Editorial
Mar revolto, mas sem ondas
Os resultados econômicos e políticos dos governos de esquerda não estão agradando as populações e a onda vermelha começa a dar espaço para a volta da direita
A América do Sul enfrenta, há décadas, sérias transformações sociais. Muitos países vivem o contraste entre as ideias de governos de direita e de esquerda. Essa oscilação constante impede que um único projeto de nação seja levado a cabo. O que se vê, a todo momento, é revanchismo, desestruturação e muita disputa política.
Nas últimas eleições, as ideologias de esquerda avançaram bastante e acabaram tomando o poder na Argentina, no Chile, na Colômbia, no Peru e por fim no Brasil. Paraguai e Uruguai foram em caminhos opostos e escolheram lideranças de direita. Da Venezuela nem se precisa falar. Lá a ditadura Chaves/Maduro continua a causar terror e afrontar os direitos humanos. A fome toma conta do país e milhares de venezuelanos fogem em busca de uma vida minimamente decente.
Os resultados econômicos e políticos dos governos de esquerda não estão agradando as populações e a onda vermelha começa a dar espaço para a volta da direita. O aumento do custo de vida, a piora da segurança pública e a dificuldade em construir consensos com o Parlamento têm complicado a vida desses líderes de esquerda. A popularidade deles vai de mal a pior. Graças ao insucesso dos esquerdistas no continente, a direita tem encontrado um discurso para se contrapor e mostrar o fracasso de muitas ideologias calcadas em discursos que não prosperaram em lugar nenhum do planeta.
Para muitos analistas, há um descompasso entre a agenda desses líderes de esquerda e a vontade da população, grande maioria formada por cristãos. Para María Lourdes Puente, diretora da Escola de Política e Governo da Universidade Católica Argentina, “a esquerda passou a se preocupar com uma agenda progressista, que não é o foco da parcela da população mais pobre, sem dinheiro para pagar as contas no final do mês e não estão preocupadas com o aquecimento global ou com a paridade de gênero. Quem não tem o que comer não vai discutir problemas relacionados à sustentabilidade”, explica a pesquisadora.
Puente é testemunha ocular desse fracasso da esquerda. Seu país, a Argentina, vive uma enorme crise econômica, com a inflação nas alturas e a população desesperada. A gestão do presidente Alberto Fernández foi tão ruim que ele sequer teve coragem de se candidatar à reeleição. A inflação anual argentina chegou, em agosto, aos 124%. O país está atolado em dívidas com o FMI e as reservas em dólares no vermelho. A Argentina tem ainda problemas com a alta de preços e a dificuldade de abastecimento e de receber produtos importados. Falta confiança para a negociação com empresas e outras nações.

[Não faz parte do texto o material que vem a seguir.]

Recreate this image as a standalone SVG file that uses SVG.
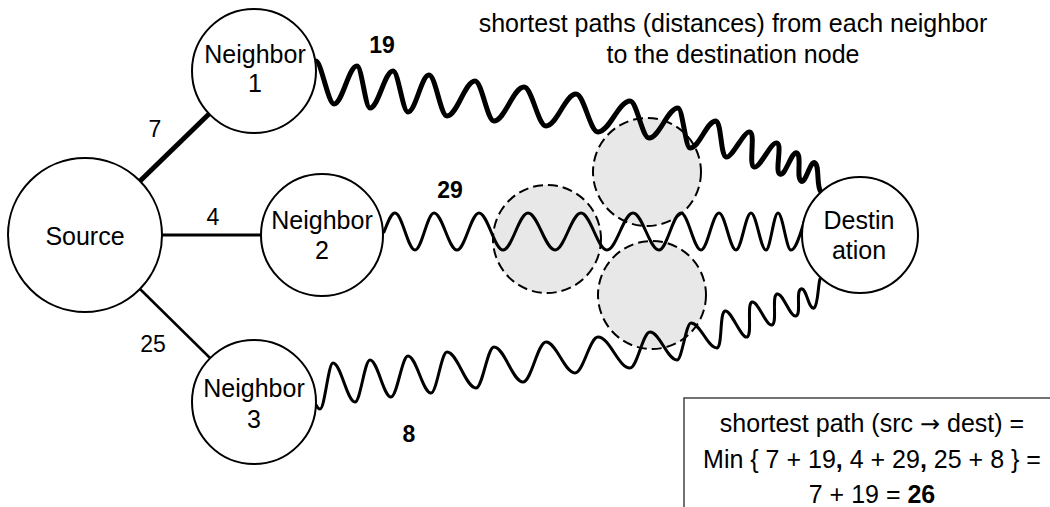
<svg xmlns="http://www.w3.org/2000/svg" width="1050" height="507" viewBox="0 0 1050 507">
<style>
text{font-family:"Liberation Sans",Arial,sans-serif;fill:#000}
.t{font-size:25px;text-anchor:middle}
.lbl{font-size:23px;text-anchor:middle}
.b{font-weight:bold}
.arr{font-family:"DejaVu Sans",sans-serif;font-size:24px}
.node{fill:#fff;stroke:#000;stroke-width:2}
.cloud{fill:#e8e8e8;stroke:#000;stroke-width:2;stroke-dasharray:10 5}
.wave{fill:none;stroke:#000;stroke-linecap:round;stroke-linejoin:round}
</style>
<rect width="1050" height="507" fill="#fff"/>
<g id="clouds">
<circle class="cloud" cx="647" cy="172" r="54"/>
<circle class="cloud" cx="547" cy="239" r="54"/>
<circle class="cloud" cx="652" cy="295" r="54"/>
</g>
<g id="connectors">
<line x1="140" y1="181" x2="210" y2="113" stroke="#000" stroke-width="5"/>
<line x1="162" y1="235" x2="261" y2="235" stroke="#000" stroke-width="3"/>
<line x1="140" y1="289" x2="210" y2="358" stroke="#000" stroke-width="2.5"/>
<path class="wave" stroke-width="5" d="M316,61 C321,61 328.2,104 334,104 C342.3,104 348.7,66 357,66 C361.7,66 365.3,108 370,108 C378.3,108 384.7,71 393,71 C398.4,71 402.6,112 408,112 C415.6,112 421.4,75 429,75 C435.5,75 440.5,116 447,116 C457,116 465,81 475,81 C481.8,81 487.2,121 494,121 C504.8,121 513.2,87 524,87 C531.9,87 538.1,126 546,126 C556.8,126 565.2,94 576,94 C583.9,94 590.1,132 598,132 C609.5,132 618.5,101 630,101 C636.8,101 642.2,138 649,138 C659.4,138 667.6,108 678,108 C682.3,108 685.7,148 690,148 C699.4,148 706.6,121 716,121 C721.6,123.2 720.4,154.8 726,157 C731.6,159.2 744.4,129.8 750,132 C755.6,134.2 748.4,164.8 754,167 C759.6,169.2 771.4,140.8 777,143 C782.6,145.2 774.4,171.8 780,174 C784.8,177.6 792.2,149.4 797,153 C801.8,156.6 796.2,177.4 801,181 C805.8,184.6 810.2,159.4 815,163 C819.8,166.6 816,186 821,192"/>
<path class="wave" stroke-width="3" d="M384,232 C388,222 391,213 395,213 C402.2,213 407.8,250 415,250 C421.8,250 427.2,213 434,213 C442.3,213 448.7,250 457,250 C464.9,250 471.1,213 479,213 C487.6,213 494.4,250 503,250 C512,250 519,213 528,213 C537.7,213 545.3,250 555,250 C564.4,250 571.6,213 581,213 C590.4,213 597.6,250 607,250 C616.4,250 623.6,213 633,213 C642.4,213 649.6,250 659,250 C666.9,250 673.1,213 681,213 C688.2,213 693.8,250 701,250 C707.5,250 712.5,213 719,213 C725.1,213 729.9,250 736,250 C741.4,250 745.6,213 751,213 C756.4,213 760.6,250 766,250 C770.3,250 773.7,213 778,213 C782.7,213 786.3,250 791,250 C795.7,250 800,235 804,222"/>
<path class="wave" stroke-width="3" d="M316,405 C317.5,408 318.5,409 320,409 C324.7,409 328.3,363 333,363 C340.9,363 347.1,402 355,402 C360.4,402 364.6,360 370,360 C377.6,360 383.4,397 391,397 C397.1,397 401.9,356 408,356 C416.3,356 422.7,393 431,393 C436.8,393 441.2,352 447,352 C457.4,352 465.6,388 476,388 C482.5,388 487.5,347 494,347 C504.4,347 512.6,382 523,382 C531.3,382 537.7,342 546,342 C556.4,342 564.6,373 575,373 C583.3,373 589.7,337 598,337 C609.5,337 618.5,368 630,368 C637.2,368 642.8,332 650,332 C659.7,332 667.3,360 677,360 C682,360 686,323 691,323 C700.4,323 707.6,348 717,348 C722.7,346.1 719.3,312.9 725,311 C730.7,309.1 741.3,338.9 747,337 C752.7,335.1 746.3,303.9 752,302 C757.7,300.1 766.3,326.9 772,325 C777.7,323.1 771.3,295.9 777,294 C782.7,292.1 790.3,317.9 796,316 C801.7,314.1 795.3,290.9 801,289 C806.7,287.1 808.3,309.9 814,308 C818,306 818,285 820,279"/>
</g>
<g id="edge-labels">
<text class="lbl" x="155" y="137">7</text>
<text class="lbl" x="213" y="225">4</text>
<text class="lbl" x="153" y="352">25</text>
<text class="lbl b" x="382" y="53">19</text>
<text class="lbl b" x="450" y="198">29</text>
<text class="lbl b" x="409" y="442">8</text>
</g>
<g id="source">
<circle class="node" cx="85" cy="235" r="77"/>
<text class="t" x="85" y="245">Source</text>
</g>
<g id="neighbor1">
<circle class="node" cx="254" cy="71" r="62"/>
<text class="t" x="255" y="63">Neighbor</text>
<text class="t" x="255" y="92">1</text>
</g>
<g id="neighbor2">
<circle class="node" cx="322" cy="235" r="61"/>
<text class="t" x="322" y="229">Neighbor</text>
<text class="t" x="322" y="259">2</text>
</g>
<g id="neighbor3">
<circle class="node" cx="254" cy="402" r="62"/>
<text class="t" x="254" y="397">Neighbor</text>
<text class="t" x="254" y="428">3</text>
</g>
<g id="destination">
<circle class="node" cx="860" cy="235" r="58"/>
<text class="t" x="859" y="229">Destin</text>
<text class="t" x="859" y="259">ation</text>
</g>
<g id="title">
<text class="t" x="733" y="32">shortest paths (distances) from each neighbor</text>
<text class="t" x="733" y="63">to the destination node</text>
</g>
<g id="formula">
<rect x="684" y="398" width="400" height="130" fill="#fff" stroke="#444" stroke-width="1.5"/>
<text class="t" x="872" y="432">shortest path (src <tspan class="arr">→</tspan> dest) =</text>
<text class="t" x="872" y="468">Min { 7 + 19<tspan class="b">,</tspan> 4 + 29<tspan class="b">,</tspan> 25 + 8 } =</text>
<text class="t" x="872" y="503">7 + 19 = <tspan class="b">26</tspan></text>
</g>
</svg>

Fernández viaja o mundo todo, de pires na mão, em busca de ajuda internacional para tentar consertar, um pouco, os estragos que fez. De quebra assiste aos eleitores de seu país procurarem uma solução na candidatura Javier Milei, da coalizão A Liberdade Avança. Com um discurso agressivo, prometendo dolarizar a economia do país, cortar gastos públicos e romper acordos com ditaduras de esquerda como a China, Milei venceu o primeiro turno das eleições e segue na ponta, com larga vantagem, também no segundo turno. A vitória dele pode mudar radicalmente a situação política do Cone Sul do continente.

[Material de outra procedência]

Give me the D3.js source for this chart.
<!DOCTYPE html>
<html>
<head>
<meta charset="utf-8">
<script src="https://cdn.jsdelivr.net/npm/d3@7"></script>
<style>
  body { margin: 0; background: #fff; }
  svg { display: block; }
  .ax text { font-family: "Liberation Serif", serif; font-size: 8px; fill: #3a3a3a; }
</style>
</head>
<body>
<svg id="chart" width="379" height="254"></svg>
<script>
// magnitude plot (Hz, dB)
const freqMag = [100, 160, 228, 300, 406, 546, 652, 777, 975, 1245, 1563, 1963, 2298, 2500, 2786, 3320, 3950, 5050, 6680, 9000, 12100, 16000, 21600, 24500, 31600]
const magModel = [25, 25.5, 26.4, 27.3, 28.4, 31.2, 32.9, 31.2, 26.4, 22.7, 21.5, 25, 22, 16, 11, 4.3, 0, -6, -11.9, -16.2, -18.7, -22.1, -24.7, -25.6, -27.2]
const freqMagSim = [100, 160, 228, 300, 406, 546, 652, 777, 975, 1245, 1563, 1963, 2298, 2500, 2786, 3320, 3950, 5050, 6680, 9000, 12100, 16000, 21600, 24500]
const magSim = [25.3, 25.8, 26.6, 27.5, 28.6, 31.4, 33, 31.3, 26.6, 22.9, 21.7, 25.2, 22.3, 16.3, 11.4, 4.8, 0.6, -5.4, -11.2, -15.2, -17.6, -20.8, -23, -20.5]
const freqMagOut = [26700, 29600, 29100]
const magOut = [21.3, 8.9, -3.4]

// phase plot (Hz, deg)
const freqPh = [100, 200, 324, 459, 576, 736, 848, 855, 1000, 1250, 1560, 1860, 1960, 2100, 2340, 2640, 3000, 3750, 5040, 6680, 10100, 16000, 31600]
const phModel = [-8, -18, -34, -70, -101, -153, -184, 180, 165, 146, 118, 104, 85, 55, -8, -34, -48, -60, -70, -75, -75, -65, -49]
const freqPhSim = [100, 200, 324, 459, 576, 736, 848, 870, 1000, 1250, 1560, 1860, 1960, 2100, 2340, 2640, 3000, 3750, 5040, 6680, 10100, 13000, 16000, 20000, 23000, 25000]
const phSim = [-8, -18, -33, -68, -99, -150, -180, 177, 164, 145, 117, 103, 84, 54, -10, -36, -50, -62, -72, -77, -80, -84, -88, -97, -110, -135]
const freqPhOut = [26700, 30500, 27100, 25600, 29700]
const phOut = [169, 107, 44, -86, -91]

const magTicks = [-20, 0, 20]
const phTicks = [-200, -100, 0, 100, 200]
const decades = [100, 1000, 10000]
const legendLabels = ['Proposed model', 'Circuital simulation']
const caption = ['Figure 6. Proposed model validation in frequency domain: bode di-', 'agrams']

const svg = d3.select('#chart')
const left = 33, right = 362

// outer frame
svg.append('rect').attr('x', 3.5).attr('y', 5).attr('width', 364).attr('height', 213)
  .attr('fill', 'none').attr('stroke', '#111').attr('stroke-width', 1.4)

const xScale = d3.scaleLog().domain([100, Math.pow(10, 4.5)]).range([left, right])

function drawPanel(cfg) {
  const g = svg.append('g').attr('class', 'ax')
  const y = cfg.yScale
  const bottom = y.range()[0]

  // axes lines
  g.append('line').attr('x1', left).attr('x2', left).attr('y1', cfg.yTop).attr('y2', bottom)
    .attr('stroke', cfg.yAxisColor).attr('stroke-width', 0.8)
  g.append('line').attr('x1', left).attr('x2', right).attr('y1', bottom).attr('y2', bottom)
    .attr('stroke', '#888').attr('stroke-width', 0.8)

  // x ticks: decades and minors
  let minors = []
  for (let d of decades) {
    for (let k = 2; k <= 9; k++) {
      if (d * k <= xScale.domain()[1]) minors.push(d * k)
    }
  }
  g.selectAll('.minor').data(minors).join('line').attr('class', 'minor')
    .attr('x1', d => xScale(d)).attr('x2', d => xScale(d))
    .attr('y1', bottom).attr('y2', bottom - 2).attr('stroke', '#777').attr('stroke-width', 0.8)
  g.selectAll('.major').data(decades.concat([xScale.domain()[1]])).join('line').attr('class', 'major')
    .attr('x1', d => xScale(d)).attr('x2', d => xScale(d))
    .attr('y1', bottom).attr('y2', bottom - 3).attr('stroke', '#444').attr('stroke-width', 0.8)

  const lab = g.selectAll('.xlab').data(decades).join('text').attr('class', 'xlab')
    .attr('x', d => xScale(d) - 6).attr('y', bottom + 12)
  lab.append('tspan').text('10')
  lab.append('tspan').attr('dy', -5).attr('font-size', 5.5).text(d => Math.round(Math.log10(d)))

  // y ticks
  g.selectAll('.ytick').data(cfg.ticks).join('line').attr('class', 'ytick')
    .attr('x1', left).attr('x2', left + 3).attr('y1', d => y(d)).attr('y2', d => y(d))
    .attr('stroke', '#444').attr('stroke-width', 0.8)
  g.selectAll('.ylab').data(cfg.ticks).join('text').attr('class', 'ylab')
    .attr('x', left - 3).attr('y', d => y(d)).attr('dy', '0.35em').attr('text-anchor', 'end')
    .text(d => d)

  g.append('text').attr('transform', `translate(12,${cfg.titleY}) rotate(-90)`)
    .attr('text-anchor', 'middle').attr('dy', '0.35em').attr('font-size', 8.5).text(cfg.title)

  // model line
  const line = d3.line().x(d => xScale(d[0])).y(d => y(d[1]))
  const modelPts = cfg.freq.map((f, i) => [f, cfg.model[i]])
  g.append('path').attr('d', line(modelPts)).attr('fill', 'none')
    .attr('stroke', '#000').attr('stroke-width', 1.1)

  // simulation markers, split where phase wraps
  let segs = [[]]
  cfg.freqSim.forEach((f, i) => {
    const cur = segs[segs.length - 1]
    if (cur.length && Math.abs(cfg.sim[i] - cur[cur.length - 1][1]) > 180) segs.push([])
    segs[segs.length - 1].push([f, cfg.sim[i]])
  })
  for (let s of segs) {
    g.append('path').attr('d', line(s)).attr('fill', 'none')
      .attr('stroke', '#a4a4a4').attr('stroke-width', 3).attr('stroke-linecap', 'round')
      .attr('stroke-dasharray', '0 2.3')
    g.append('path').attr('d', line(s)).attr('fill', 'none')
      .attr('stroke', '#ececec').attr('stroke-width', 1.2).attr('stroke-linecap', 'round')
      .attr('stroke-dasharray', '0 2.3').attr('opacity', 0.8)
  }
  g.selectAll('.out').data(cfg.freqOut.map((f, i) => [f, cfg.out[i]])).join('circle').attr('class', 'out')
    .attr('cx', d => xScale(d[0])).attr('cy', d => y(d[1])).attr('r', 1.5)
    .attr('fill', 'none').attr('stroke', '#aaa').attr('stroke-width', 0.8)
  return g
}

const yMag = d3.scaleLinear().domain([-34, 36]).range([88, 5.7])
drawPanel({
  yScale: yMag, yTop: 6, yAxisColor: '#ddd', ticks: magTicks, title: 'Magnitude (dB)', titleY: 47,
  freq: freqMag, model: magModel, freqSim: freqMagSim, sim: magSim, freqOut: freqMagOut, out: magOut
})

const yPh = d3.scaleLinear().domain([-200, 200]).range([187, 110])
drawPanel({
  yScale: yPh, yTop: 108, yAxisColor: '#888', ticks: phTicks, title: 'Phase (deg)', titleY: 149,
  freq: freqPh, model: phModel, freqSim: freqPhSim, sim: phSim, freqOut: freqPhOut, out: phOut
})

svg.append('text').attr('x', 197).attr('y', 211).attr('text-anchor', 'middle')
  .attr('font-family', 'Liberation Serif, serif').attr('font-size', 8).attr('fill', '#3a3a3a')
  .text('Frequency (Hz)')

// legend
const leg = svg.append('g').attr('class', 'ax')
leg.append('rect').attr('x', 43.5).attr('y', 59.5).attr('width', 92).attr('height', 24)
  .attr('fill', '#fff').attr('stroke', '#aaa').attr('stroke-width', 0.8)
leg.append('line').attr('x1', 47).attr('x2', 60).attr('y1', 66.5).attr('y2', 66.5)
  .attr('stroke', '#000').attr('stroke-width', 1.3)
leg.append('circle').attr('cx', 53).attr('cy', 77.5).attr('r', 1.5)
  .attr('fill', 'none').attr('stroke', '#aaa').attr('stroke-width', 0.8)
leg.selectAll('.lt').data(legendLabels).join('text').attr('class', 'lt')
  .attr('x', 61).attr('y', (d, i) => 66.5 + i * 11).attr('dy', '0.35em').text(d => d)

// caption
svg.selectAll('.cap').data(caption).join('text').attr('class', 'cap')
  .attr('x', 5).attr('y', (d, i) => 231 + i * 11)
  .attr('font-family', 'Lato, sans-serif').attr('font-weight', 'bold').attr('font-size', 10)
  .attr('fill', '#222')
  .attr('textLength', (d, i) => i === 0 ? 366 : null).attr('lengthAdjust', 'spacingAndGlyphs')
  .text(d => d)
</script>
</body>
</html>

O Chile, de Gabriel Boric, e a Colômbia, de Gustavo Petro, também vivem momentos difíceis na economia e na política. A falta de maioria no legislativo prejudicou a execução da agenda prometida em campanha. A reforma tributária, proposta pelos dois mandatários, não avançou nem no Chile nem na Colômbia. O presidente colombiano, além de enfrentar a queda na popularidade, ainda assiste seu filho mais velho responder por vários processos criminais. Petro enfrenta denúncias de corrupção e do suposto financiamento de narcotraficantes a sua campanha. O filho preso já tentou até se safar com uma delação premiada, mas a narrativa dele não convenceu a justiça do país.
O Brasil assiste a um cenário semelhante. O governo federal, sem maioria no Congresso Nacional, tenta utilizar de cargos e verbas para conquistar votos. Só que essa movimentação tem se mostrado frágil e a cada fracasso o preço do apoio sobe. A dívida pública só aumenta e o mercado já perdeu boa parte da confiança nas ideias econômicas apresentadas.
A onda vermelha que ameaçava dominar a América do Sul perde força. As soluções mirabolantes e populistas prometidas em campanha não encantam mais a população. Um novo movimento deve surgir nas próximas eleições. Resta saber quem vai capitalizar essa nova tendência.